Data block
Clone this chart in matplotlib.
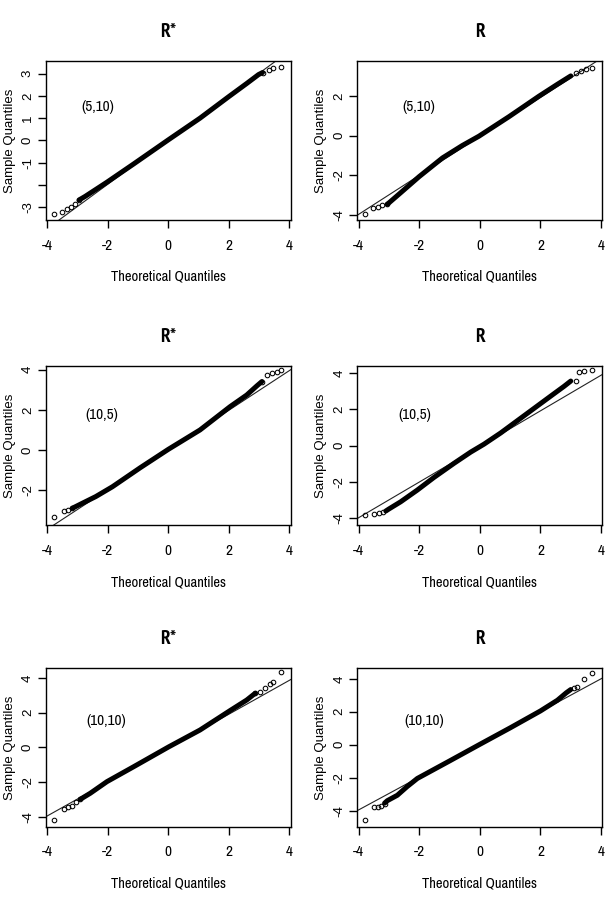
import matplotlib
matplotlib.use('Agg')
import matplotlib.pyplot as plt

# condensed faces for the horizontally squeezed texts
narrow = ['Archivo Narrow', 'Liberation Sans', 'DejaVu Sans']
title_font = ['PT Sans Narrow', 'Liberation Sans', 'DejaVu Sans']
plt.rcParams['font.family'] = ['Liberation Sans', 'DejaVu Sans']

titles = ['R*', 'R', 'R*', 'R', 'R*', 'R']
labels = ['(5,10)', '(5,10)', '(10,5)', '(10,5)', '(10,10)', '(10,10)']
label_pos = [(-2.32, 1.48), (-2.0, 1.42), (-2.19, 1.74), (-2.13, 1.70), (-2.04, 1.54), (-1.84, 1.46)]
ylims = [(-3.58, 3.57), (-4.24, 3.75), (-3.75, 4.2), (-4.41, 4.42), (-4.58, 4.56), (-4.98, 4.64)]
yticks = [[-3, -2, -1, 0, 1, 2, 3], [-4, -2, 0, 2], [-2, 0, 2, 4],
          [-4, -2, 0, 2, 4], [-4, -2, 0, 2, 4], [-4, -2, 0, 2, 4]]
xticks = [-4, -2, 0, 2, 4]

# qqline (intercept, slope) per panel
qq_lines = [(0.02, 1.0), (-0.04, 0.98), (0.0, 0.99), (-0.05, 0.986), (-0.05, 0.98), (0.02, 0.996)]

# panel 1 : R*, (5,10)
p1_tail_x = [-3.77, -3.49, -3.34, -3.21, -3.07, -2.94, 3.11, 3.31, 3.47, 3.71]
p1_tail_y = [-3.33, -3.22, -3.10, -2.98, -2.84, -2.68, 3.05, 3.16, 3.24, 3.30]
p1_core_x = [-2.94, -2.74, -2.02, -1.14, 0.01, 1.05, 1.99, 2.59, 2.98, 3.11]
p1_core_y = [-2.68, -2.52, -1.88, -1.06, 0.03, 1.0, 1.96, 2.56, 2.96, 3.05]

# panel 2 : R, (5,10)
p2_tail_x = [-3.77, -3.51, -3.36, -3.22, -3.05, 3.16, 3.33, 3.49, 3.71]
p2_tail_y = [-3.95, -3.62, -3.57, -3.50, -3.45, 3.16, 3.25, 3.33, 3.42]
p2_core_x = [-3.05, -2.61, -2.0, -1.23, -0.58, -0.03, 0.96, 1.95, 2.56, 3.0]
p2_core_y = [-3.45, -2.87, -2.06, -1.12, -0.50, -0.03, 0.95, 1.98, 2.58, 3.0]

# panel 3 : R*, (10,5)
p3_tail_x = [-3.75, -3.45, -3.29, -3.16, 3.09, 3.25, 3.42, 3.58, 3.73]
p3_tail_y = [-3.34, -3.04, -2.99, -2.90, 3.41, 3.74, 3.85, 3.90, 3.99]
p3_core_x = [-3.16, -2.79, -2.39, -1.84, -0.92, 0.0, 1.05, 2.04, 2.59, 2.92, 3.09]
p3_core_y = [-2.90, -2.62, -2.32, -1.83, -0.88, 0.03, 1.0, 2.16, 2.74, 3.19, 3.41]

# panel 4 : R, (10,5)
p4_tail_x = [-3.77, -3.49, -3.33, -3.18, 3.16, 3.27, 3.44, 3.71]
p4_tail_y = [-3.85, -3.79, -3.72, -3.66, 3.57, 4.09, 4.12, 4.18]
p4_core_x = [-3.10, -3.0, -2.61, -2.06, -1.51, -0.85, -0.30, 0.14, 0.69, 1.24, 1.79, 2.34, 2.78, 3.0]
p4_core_y = [-3.62, -3.51, -3.11, -2.46, -1.76, -0.98, -0.36, 0.08, 0.70, 1.38, 2.06, 2.74, 3.28, 3.57]

# panel 5 : R*, (10,10)
p5_tail_x = [-3.75, -3.45, -3.29, -3.18, -3.03, -2.90, 2.87, 3.03, 3.20, 3.36, 3.47, 3.73]
p5_tail_y = [-4.19, -3.56, -3.46, -3.38, -3.13, -3.0, 3.12, 3.21, 3.40, 3.65, 3.79, 4.33]
p5_core_x = [-2.90, -2.57, -2.02, -1.14, 0.01, 1.05, 2.04, 2.59, 2.87]
p5_core_y = [-3.0, -2.65, -1.98, -1.12, 0.02, 1.0, 2.12, 2.73, 3.12]

# panel 6 : R, (10,10)
p6_tail_x = [-3.77, -3.49, -3.36, -3.25, -3.14, 3.11, 3.22, 3.44, 3.71]
p6_tail_y = [-4.55, -3.80, -3.76, -3.70, -3.60, 3.45, 3.49, 3.96, 4.36]
p6_core_x = [-3.14, -3.05, -2.72, -2.40, -2.06, -1.0, 0.0, 1.0, 2.0, 2.56, 2.85, 3.0]
p6_core_y = [-3.55, -3.40, -3.07, -2.55, -2.05, -0.99, 0.02, 1.02, 2.05, 2.70, 3.15, 3.35]

tails = [(p1_tail_x, p1_tail_y), (p2_tail_x, p2_tail_y), (p3_tail_x, p3_tail_y),
         (p4_tail_x, p4_tail_y), (p5_tail_x, p5_tail_y), (p6_tail_x, p6_tail_y)]
cores = [(p1_core_x, p1_core_y), (p2_core_x, p2_core_y), (p3_core_x, p3_core_y),
         (p4_core_x, p4_core_y), (p5_core_x, p5_core_y), (p6_core_x, p6_core_y)]

W, H = 616, 901
fig = plt.figure(figsize=(W / 100, H / 100), dpi=100)

# axes boxes in pixels
lefts = [45.7, 357.3]
tops = [61, 365.7, 668.3]
bottoms = [220, 525.3, 826.7]
bw = 245

for k in range(6):
    r, c = divmod(k, 2)
    l, t, b = lefts[c], tops[r], bottoms[r]
    ax = fig.add_axes([l / W, 1 - b / H, bw / W, (b - t) / H])
    ax.set_xlim(-4.04, 4.04)
    ax.set_ylim(*ylims[k])

    a, s = qq_lines[k]
    ax.axline((0, a), slope=s, color='#222222', lw=0.8)
    cx, cy = cores[k]
    ax.plot(cx, cy, color='black', lw=3.6, solid_capstyle='round', solid_joinstyle='round')
    tx, ty = tails[k]
    ax.plot(tx, ty, ls='none', marker='o', ms=3.3, mfc='none', mec='black', mew=0.75)

    ax.set_xticks(xticks)
    ax.set_xticklabels([str(v) for v in xticks], family=narrow, fontsize=11)
    ax.set_yticks(yticks[k])
    ylab = ['' if (k == 0 and v == -2) else str(v) for v in yticks[k]]
    ax.set_yticklabels(ylab, fontsize=9.5, rotation=90, va='center')
    ax.tick_params(axis='x', direction='out', length=5.5, width=1.0, pad=8)
    ax.tick_params(axis='y', direction='out', length=5.5, width=1.0, pad=3)
    for sp in ax.spines.values():
        sp.set_linewidth(1.0)

    ax.set_xlabel('Theoretical Quantiles', family=narrow, fontsize=10.5, va='center')
    ax.xaxis.set_label_coords(0.5, -57 / (b - t))
    ax.set_ylabel('Sample Quantiles', fontsize=9.5, va='center')
    ax.yaxis.set_label_coords(-36 / bw, 0.5)

    ax.text(0.5, 1 + 29 / (b - t), titles[k], transform=ax.transAxes, ha='center', va='center',
            family=title_font, fontsize=14, fontweight='bold')
    lx, ly = label_pos[k]
    ax.text(lx, ly, labels[k], ha='center', va='center', family=narrow, fontsize=11)

fig.savefig('out.png', dpi=100)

Short problem
Pictures excluded, repeat exactly the lines from the top of the material through the line with "1.98, 2.58, 3.0]", including both of those lines.

Output of the task
Clone this chart in matplotlib.
import matplotlib
matplotlib.use('Agg')
import matplotlib.pyplot as plt

# condensed faces for the horizontally squeezed texts
narrow = ['Archivo Narrow', 'Liberation Sans', 'DejaVu Sans']
title_font = ['PT Sans Narrow', 'Liberation Sans', 'DejaVu Sans']
plt.rcParams['font.family'] = ['Liberation Sans', 'DejaVu Sans']

titles = ['R*', 'R', 'R*', 'R', 'R*', 'R']
labels = ['(5,10)', '(5,10)', '(10,5)', '(10,5)', '(10,10)', '(10,10)']
label_pos = [(-2.32, 1.48), (-2.0, 1.42), (-2.19, 1.74), (-2.13, 1.70), (-2.04, 1.54), (-1.84, 1.46)]
ylims = [(-3.58, 3.57), (-4.24, 3.75), (-3.75, 4.2), (-4.41, 4.42), (-4.58, 4.56), (-4.98, 4.64)]
yticks = [[-3, -2, -1, 0, 1, 2, 3], [-4, -2, 0, 2], [-2, 0, 2, 4],
          [-4, -2, 0, 2, 4], [-4, -2, 0, 2, 4], [-4, -2, 0, 2, 4]]
xticks = [-4, -2, 0, 2, 4]

# qqline (intercept, slope) per panel
qq_lines = [(0.02, 1.0), (-0.04, 0.98), (0.0, 0.99), (-0.05, 0.986), (-0.05, 0.98), (0.02, 0.996)]

# panel 1 : R*, (5,10)
p1_tail_x = [-3.77, -3.49, -3.34, -3.21, -3.07, -2.94, 3.11, 3.31, 3.47, 3.71]
p1_tail_y = [-3.33, -3.22, -3.10, -2.98, -2.84, -2.68, 3.05, 3.16, 3.24, 3.30]
p1_core_x = [-2.94, -2.74, -2.02, -1.14, 0.01, 1.05, 1.99, 2.59, 2.98, 3.11]
p1_core_y = [-2.68, -2.52, -1.88, -1.06, 0.03, 1.0, 1.96, 2.56, 2.96, 3.05]

# panel 2 : R, (5,10)
p2_tail_x = [-3.77, -3.51, -3.36, -3.22, -3.05, 3.16, 3.33, 3.49, 3.71]
p2_tail_y = [-3.95, -3.62, -3.57, -3.50, -3.45, 3.16, 3.25, 3.33, 3.42]
p2_core_x = [-3.05, -2.61, -2.0, -1.23, -0.58, -0.03, 0.96, 1.95, 2.56, 3.0]
p2_core_y = [-3.45, -2.87, -2.06, -1.12, -0.50, -0.03, 0.95, 1.98, 2.58, 3.0]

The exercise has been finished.